Closed wangchangquan closed 3 years ago
FPS is not determined by GPU (TOPS) alone. You need to also consider image capturing/decoding, pre-processing, data copying (CPU memory<-> GPU memory), post-processing, video displaying, etc.
You have to do a pretty detailed profiling to identify where the bottleneck is.
Thank you for your reply. There is an nvidia official test result (https://github.com/NVIDIA-AI-IOT/jetson_benchmarks), all the model's speed up to hundred frames.This result should only to the inference speed of GPU. My application is to detect fast move object in real time,We require the detection FPS to reach 120fps.The whole process is that the camera grabs the image and nx processes it immediately.Do you have any good suggestions for speeding up?
You might want to look into the use of NVIDIA DeepStream SDK.
In addition, think about whether you could do batched inference of your workload.

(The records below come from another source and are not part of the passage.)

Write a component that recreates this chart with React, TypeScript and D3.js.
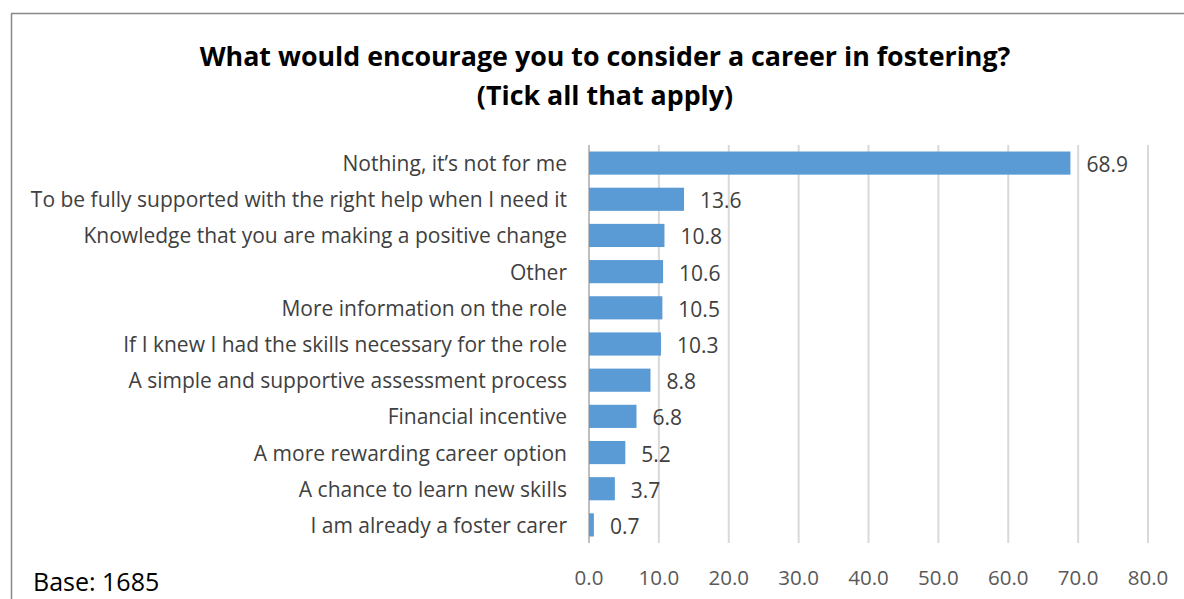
import React from "react";
import * as d3 from "d3";

const categories = [
  "Nothing, it’s not for me",
  "To be fully supported with the right help when I need it",
  "Knowledge that you are making a positive change",
  "Other",
  "More information on the role",
  "If I knew I had the skills necessary for the role",
  "A simple and supportive assessment process",
  "Financial incentive",
  "A more rewarding career option",
  "A chance to learn new skills",
  "I am already a foster carer",
];
const values = [68.9, 13.6, 10.8, 10.6, 10.5, 10.3, 8.8, 6.8, 5.2, 3.7, 0.7];
const xTicks = [0, 10, 20, 30, 40, 50, 60, 70, 80];
const titleLines = [
  "What would encourage you to consider a career in fostering?",
  "(Tick all that apply)",
];
const baseNote = "Base: 1685";

const W = 1184;
const H = 599;
const FONT = "'Open Sans', sans-serif";

export default function App() {
  const x = d3.scaleLinear().domain([0, 80]).range([589, 1148]);
  const y = d3
    .scaleBand<string>()
    .domain(categories)
    .range([145, 543])
    .paddingInner(0.36)
    .paddingOuter(0.18);
  const bw = y.bandwidth();
  return (
    <div style={{ position: "absolute", left: 0, top: 0 }}>
      <svg width={W} height={H} style={{ display: "block", fontFamily: FONT }}>
        <rect x={0} y={0} width={W} height={H} fill="#fff" />
        <line x1={11.5} y1={13.5} x2={11.5} y2={H} stroke="#888" strokeWidth={1.5} />
        <line x1={11} y1={13.5} x2={W} y2={13.5} stroke="#888" strokeWidth={1.5} />
        {titleLines.map((t, i) => (
          <text
            key={i}
            x={605}
            y={55 + i * 39}
            textAnchor="middle"
            dominantBaseline="central"
            fontWeight="bold"
            fontSize={26.8}
            fill="#000"
          >
            {t}
          </text>
        ))}
        {xTicks.map((t) => (
          <g key={t}>
            <line
              x1={x(t)}
              x2={x(t)}
              y1={145}
              y2={543}
              stroke={t === 0 ? "#BFBFBF" : "#D9D9D9"}
              strokeWidth={2}
            />
            <text
              x={x(t)}
              y={577}
              textAnchor="middle"
              dominantBaseline="central"
              fontSize={20.5}
              fill="#595959"
            >
              {t.toFixed(1)}
            </text>
          </g>
        ))}
        {categories.map((c, i) => (
          <g key={c}>
            <rect x={x(0)} y={y(c)!} width={x(values[i]) - x(0)} height={bw} fill="#5B9BD5" />
            <text
              x={x(values[i]) + 16}
              y={y(c)! + bw / 2 + 1}
              dominantBaseline="central"
              fontSize={21}
              fill="#404040"
            >
              {values[i].toFixed(1)}
            </text>
            <text
              x={567}
              y={y(c)! + bw / 2}
              textAnchor="end"
              dominantBaseline="central"
              fontSize={21}
              fill="#404040"
            >
              {c}
            </text>
          </g>
        ))}
        <text x={33} y={581} dominantBaseline="central" fontSize={25} fill="#000">
          {baseNote}
        </text>
      </svg>
    </div>
  );
}
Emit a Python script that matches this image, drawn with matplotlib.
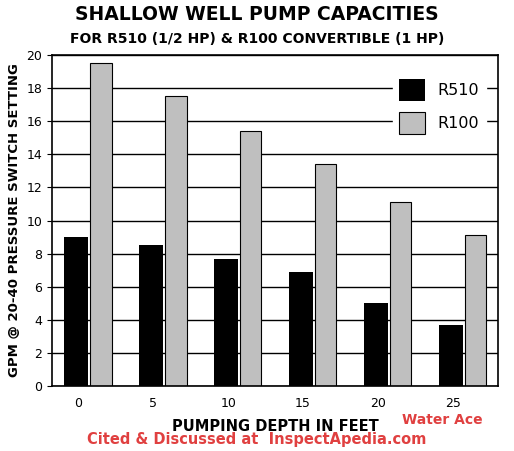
import matplotlib
matplotlib.use("Agg")
import matplotlib.pyplot as plt
import numpy as np

depths = ["0", "5", "10", "15", "20", "25"]
r510 = [9.0, 8.5, 7.7, 6.9, 5.0, 3.7]
r100 = [19.5, 17.5, 15.4, 13.4, 11.1, 9.1]

fig = plt.figure(figsize=(5.14, 4.51), dpi=100)
ax = fig.add_axes([0.101, 0.144, 0.868, 0.734])
x = np.arange(len(depths))
ax.set_axisbelow(True)
ax.yaxis.grid(True, color="black", linewidth=1)
ax.bar(x - 0.03, r510, width=0.32, color="black", label="R510")
ax.bar(x + 0.30, r100, width=0.29, color="#bfbfbf", edgecolor="black", linewidth=0.8, label="R100")
ax.set_xlim(-0.35, 5.6)
ax.set_ylim(0, 20)
ax.set_yticks(range(0, 21, 2))
ax.set_xticks(x)
ax.set_xticklabels(depths)
ax.tick_params(axis="x", length=0, pad=8)
ax.tick_params(labelsize=9)
for s in ax.spines.values():
    s.set_linewidth(1.2)
ax.set_ylabel("GPM @ 20-40 PRESSURE SWITCH SETTING", fontsize=9.5, fontweight="bold")
ax.set_xlabel("PUMPING DEPTH IN FEET", fontsize=10.5, fontweight="bold", labelpad=6)
leg = ax.legend(loc="upper right", bbox_to_anchor=(0.99, 0.97), fontsize=11.5, frameon=True,
                fancybox=False, edgecolor="white", framealpha=1, handlelength=1.6, handleheight=1.7, labelspacing=0.7)
fig.text(0.5, 0.955, "SHALLOW WELL PUMP CAPACITIES", ha="center", fontsize=13.5, fontweight="bold")
fig.text(0.5, 0.905, "FOR R510 (1/2 HP) & R100 CONVERTIBLE (1 HP)", ha="center", fontsize=10, fontweight="bold")
fig.text(0.86, 0.06, "Water Ace", color="#e04040", fontsize=10, fontweight="bold", ha="center")
fig.text(0.5, 0.015, "Cited & Discussed at  InspectApedia.com", color="#e04040", fontsize=10.5, fontweight="bold", ha="center")
fig.savefig("out.png", dpi=100)
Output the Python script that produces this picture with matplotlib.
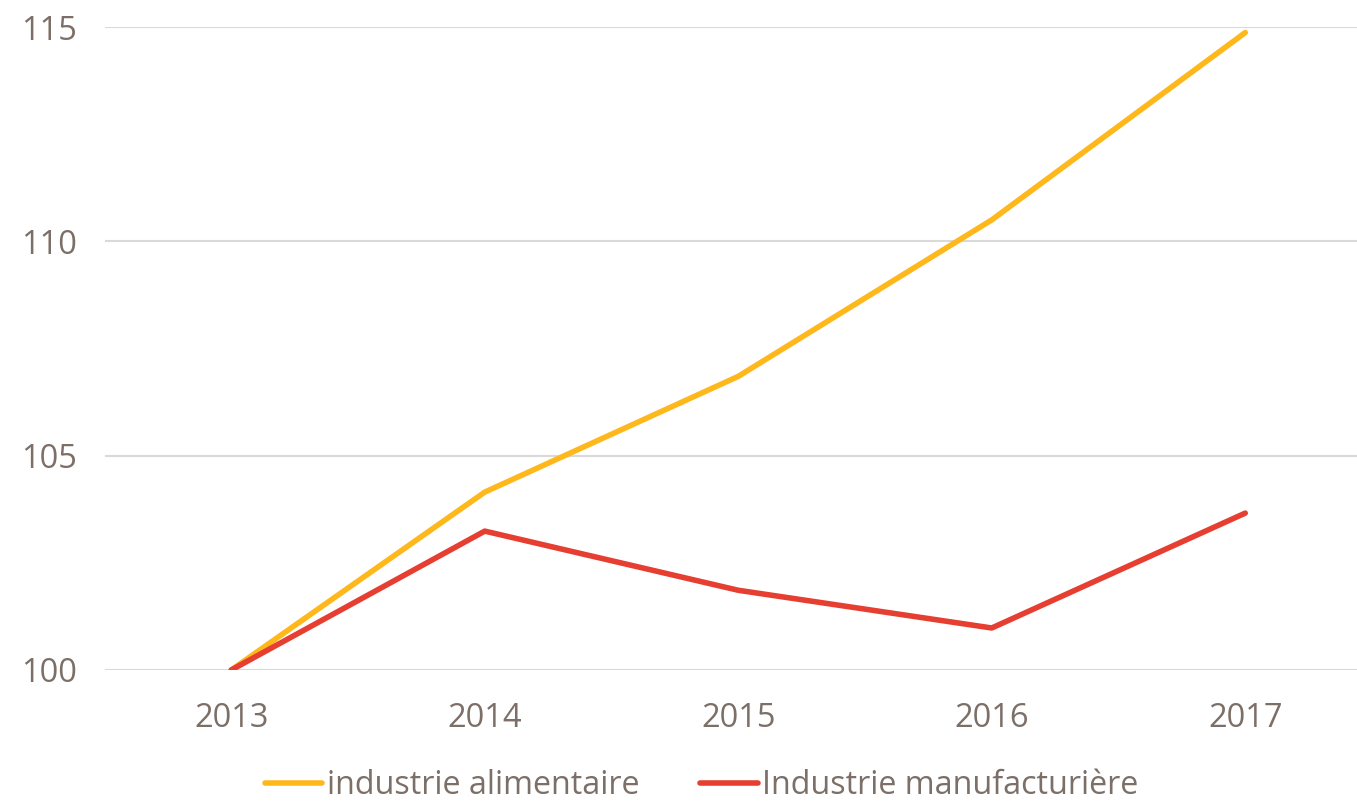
import matplotlib
matplotlib.use("Agg")
import matplotlib.pyplot as plt

years = ["2013", "2014", "2015", "2016", "2017"]
alimentaire = [100.0, 104.15, 106.85, 110.5, 114.87]
manufacturiere = [100.0, 103.24, 101.86, 100.98, 103.66]
y_ticks = [100, 105, 110, 115]

TEXT = "#7b6f67"
plt.rcParams["font.family"] = ["Open Sans", "DejaVu Sans"]

W, H = 1357, 802
fig = plt.figure(figsize=(W / 100, H / 100), dpi=100)
ax = fig.add_axes([104.5 / W, 132 / H, (W - 104.5) / W, 643 / H])

x = list(range(len(years)))
ax.plot(x, alimentaire, color="#ffb81c", lw=4, solid_capstyle="round",
        solid_joinstyle="round", label="industrie alimentaire", zorder=3)
ax.plot(x, manufacturiere, color="#e63e30", lw=4, solid_capstyle="round",
        solid_joinstyle="round", label="Industrie manufacturière", zorder=4)

ax.set_xlim(-0.5, -0.5 + (W - 104.5) / 253.5)
ax.set_ylim(100, 115)
ax.set_xticks(x)
ax.set_xticklabels(years)
ax.set_yticks(y_ticks)
ax.tick_params(length=0, labelsize=23.5, colors=TEXT)
ax.tick_params(axis="y", pad=20)
ax.tick_params(axis="x", pad=23)
ax.grid(axis="y", color="#d9d9d9", lw=1.5)
ax.set_axisbelow(True)
for s in ax.spines.values():
    s.set_visible(False)

fig.legend(loc="center", bbox_to_anchor=(701.5 / W, 1 - 786 / H), ncols=2,
           frameon=False, fontsize=23.2, labelcolor=TEXT, handlelength=1.78,
           handletextpad=0.13, columnspacing=1.9)

fig.savefig("out.png", dpi=100)
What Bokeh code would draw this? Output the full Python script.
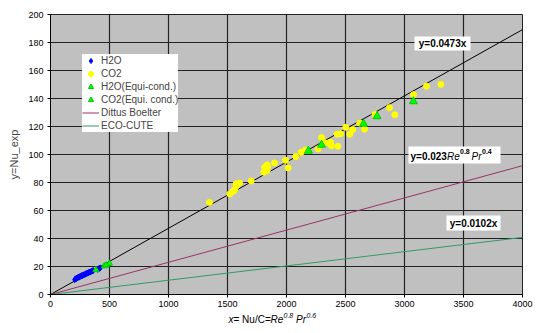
from bokeh.plotting import figure
from bokeh.layouts import column
from bokeh.models import Range1d, FixedTicker, Label, BoxAnnotation, Legend, LegendItem
from bokeh.embed import file_html
from bokeh.resources import INLINE

# ---- data ----
h2o_x = [205, 212, 220, 228, 235, 242, 250, 258, 265, 272, 280, 288, 295, 302,
         310, 318, 325, 332, 340, 348, 355, 362, 400, 408, 415, 422]
h2o_y = [10.6, 11.2, 11.4, 11.9, 12.3, 12.4, 12.9, 13.1, 13.5, 13.6, 14.0, 14.3,
         14.5, 14.9, 15.2, 15.4, 15.8, 16.0, 16.2, 16.6, 16.9, 17.1, 18.0, 18.4,
         18.7, 19.0]

co2_x = [1347, 1520, 1548, 1559, 1573, 1573, 1602, 1701, 1808, 1814, 1822, 1836,
         1836, 1842, 1898, 1992, 2014, 2079, 2124, 2161, 2268, 2297, 2331, 2373,
         2381, 2435, 2429, 2458, 2503, 2537, 2562, 2621, 2661, 2751, 2873, 2918,
         3076, 3186, 3308]
co2_y = [65.8, 71.8, 73.7, 74.7, 77.3, 79.0, 79.7, 81.1, 87.3, 90.9, 89.0, 92.6,
         88.5, 91.5, 94.0, 95.9, 90.4, 98.5, 101.6, 103.3, 104.0, 112.1, 108.3,
         108.8, 106.2, 105.9, 114.5, 114.8, 119.5, 114.5, 117.9, 122.4, 118.1,
         128.6, 133.4, 128.4, 142.7, 148.8, 150.1]

h2o_eq_x = [385, 455, 472, 500]
h2o_eq_y = [17.6, 20.3, 21.0, 22.2]

co2_eq_x = [2186, 2297, 2653, 2768, 3076]
co2_eq_y = [102.6, 106.9, 121.9, 127.2, 137.9]

line_x = [0, 4000]
slope_fit = 0.0473
slope_db = 0.023
slope_eco = 0.0102

x_ticks = [0, 500, 1000, 1500, 2000, 2500, 3000, 3500, 4000]
y_ticks = [0, 20, 40, 60, 80, 100, 120, 140, 160, 180, 200]

FONT = "Liberation Sans"

W, H = 539, 333
MAIN_H = 311
# frame geometry in pixels (for placing annotations)
FL, FR, FT, FB = 50, 522, 14, 294
def dx(px):
    return (px - FL) / (FR - FL) * 4000
def dy(py):
    return (FB - py) / (FB - FT) * 200

p = figure(width=W, height=MAIN_H, output_backend="svg", toolbar_location=None,
           x_range=Range1d(0, 4000), y_range=Range1d(0, 200),
           min_border_left=FL, min_border_right=W - FR,
           min_border_top=FT, min_border_bottom=MAIN_H - FB)
p.title.visible = False
p.background_fill_color = "#C0C0C0"
p.border_fill_color = "white"
p.outline_line_color = "#222222"

p.xaxis.ticker = FixedTicker(ticks=x_ticks)
p.yaxis.ticker = FixedTicker(ticks=y_ticks)
for ax in (p.xaxis, p.yaxis):
    ax.axis_line_color = "black"
    ax.major_tick_in = 0
    ax.major_tick_out = 3
    ax.major_tick_line_color = "black"
    ax.minor_tick_line_color = None
    ax.major_label_text_font = FONT
    ax.major_label_text_font_size = "9px"
    ax.major_label_text_color = "black"
    ax.major_label_standoff = 4
p.xaxis.major_label_standoff = 3
p.yaxis.axis_label = "y=Nu_exp"
p.yaxis.axis_label_text_font = FONT
p.yaxis.axis_label_text_font_size = "11px"
p.yaxis.axis_label_text_font_style = "normal"
p.yaxis.axis_label_standoff = 5

for g in (p.xgrid, p.ygrid):
    g.grid_line_color = "#222222"
    g.grid_line_width = 1.2

# lines
p.line(line_x, [slope_fit * v for v in line_x], line_color="black", line_width=1)
r_db = p.line(line_x, [slope_db * v for v in line_x], line_color="#993366", line_width=1)
r_eco = p.line(line_x, [slope_eco * v for v in line_x], line_color="#339966", line_width=1)

# points
r_h2o = p.scatter(h2o_x, h2o_y, marker="diamond", size=6, fill_color="#0000FF",
                  line_color="#0000FF")
r_co2 = p.scatter(co2_x, co2_y, marker="circle", size=6, fill_color="#FFFF00",
                  line_color="#FFFF00")
r_h2oeq = p.scatter(h2o_eq_x, h2o_eq_y, marker="triangle", size=6, fill_color="#00FF00",
                    line_color="#00CC00")
r_co2eq = p.scatter(co2_eq_x, co2_eq_y, marker="triangle", size=8, fill_color="#00FF00",
                    line_color="#00CC00")

# label boxes
p.add_layout(BoxAnnotation(left=dx(414), right=dx(470), top=dy(36), bottom=dy(50),
                           fill_color="white", fill_alpha=1, line_color=None))
p.add_layout(BoxAnnotation(left=dx(408), right=dx(500), top=dy(146), bottom=dy(163),
                           fill_color="white", fill_alpha=1, line_color=None))
p.add_layout(BoxAnnotation(left=dx(446), right=dx(500), top=dy(215), bottom=dy(230),
                           fill_color="white", fill_alpha=1, line_color=None))

def lab(fig, x, y, text, size="10px", style="bold", align="left"):
    fig.add_layout(Label(x=x, y=y, text=text, text_font=FONT,
                         text_font_size=size, text_font_style=style,
                         text_align=align, text_baseline="middle", text_color="black"))

lab(p, dx(442), dy(43), "y=0.0473x", align="center")
lab(p, dx(473), dy(222.5), "y=0.0102x", align="center")
# y=0.023 Re^0.8 Pr^0.4
lab(p, dx(410), dy(155.5), "y=0.023")
lab(p, dx(446.5), dy(155.5), "Re", style="italic")
lab(p, dx(459.5), dy(151), "0.8", size="7px", style="bold")
lab(p, dx(471), dy(155.5), "Pr", style="italic")
lab(p, dx(481.5), dy(151), "0.4", size="7px", style="bold")

legend = Legend(items=[
    LegendItem(label="H2O", renderers=[r_h2o]),
    LegendItem(label="CO2", renderers=[r_co2]),
    LegendItem(label="H2O(Equi-cond.)", renderers=[r_h2oeq]),
    LegendItem(label="CO2(Equi. cond.)", renderers=[r_co2eq]),
    LegendItem(label="Dittus Boelter", renderers=[r_db]),
    LegendItem(label="ECO-CUTE", renderers=[r_eco]),
], location=(32, FB - 132))
legend.label_text_font = FONT
legend.label_text_font_size = "10px"
legend.label_height = 13
legend.glyph_height = 13
legend.glyph_width = 17
legend.label_standoff = 2
legend.spacing = 0
legend.padding = 2
legend.margin = 0
legend.border_line_color = None
legend.background_fill_color = "white"
legend.background_fill_alpha = 1
p.add_layout(legend)

# x axis title strip: x=Nu/C=Re^0.8 Pr^0.6 (frame aligned with the main plot)
TH = H - MAIN_H
t = figure(width=W, height=TH, output_backend="svg", toolbar_location=None,
           x_range=Range1d(0, 4000), y_range=Range1d(TH, 0),
           x_axis_type=None, y_axis_type=None,
           min_border_left=FL, min_border_right=W - FR,
           min_border_top=0, min_border_bottom=0)
t.title.visible = False
t.grid.visible = False
t.outline_line_color = None
t.background_fill_color = "white"
t.border_fill_color = "white"
ty = 319 - MAIN_H
lab(t, dx(228), ty, "x", style="italic")
lab(t, dx(233), ty, "= Nu/C=", style="normal")
lab(t, dx(270), ty, "Re", style="italic")
lab(t, dx(283), ty - 4, "0.8", size="7px", style="italic")
lab(t, dx(295.5), ty, "Pr", style="italic")
lab(t, dx(306), ty - 4, "0.6", size="7px", style="italic")

layout = column(p, t, spacing=0)
open("out.html", "w").write(file_html(layout, INLINE))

And this discussion might be helpful: https://github.com/AlexeyAB/darknet/pull/5453#issuecomment-663593512 and https://github.com/AlexeyAB/darknet/pull/5453#issuecomment-665105334.
I use yolov4-tiny as test model. The FPS is 10fps in tx1,the tx1 is only have 1tops. The xavier nx up to 21tops. so I think the model run in nx could up to 100fps. but I test in xavier nx,it's only get to 20-30fps,even if I change the model to TensorRt ,it's just up to 60fps. the result is same as you. so I want to know why the computing of nx is increased by 10 times,but the speed of inference didn't increase that much?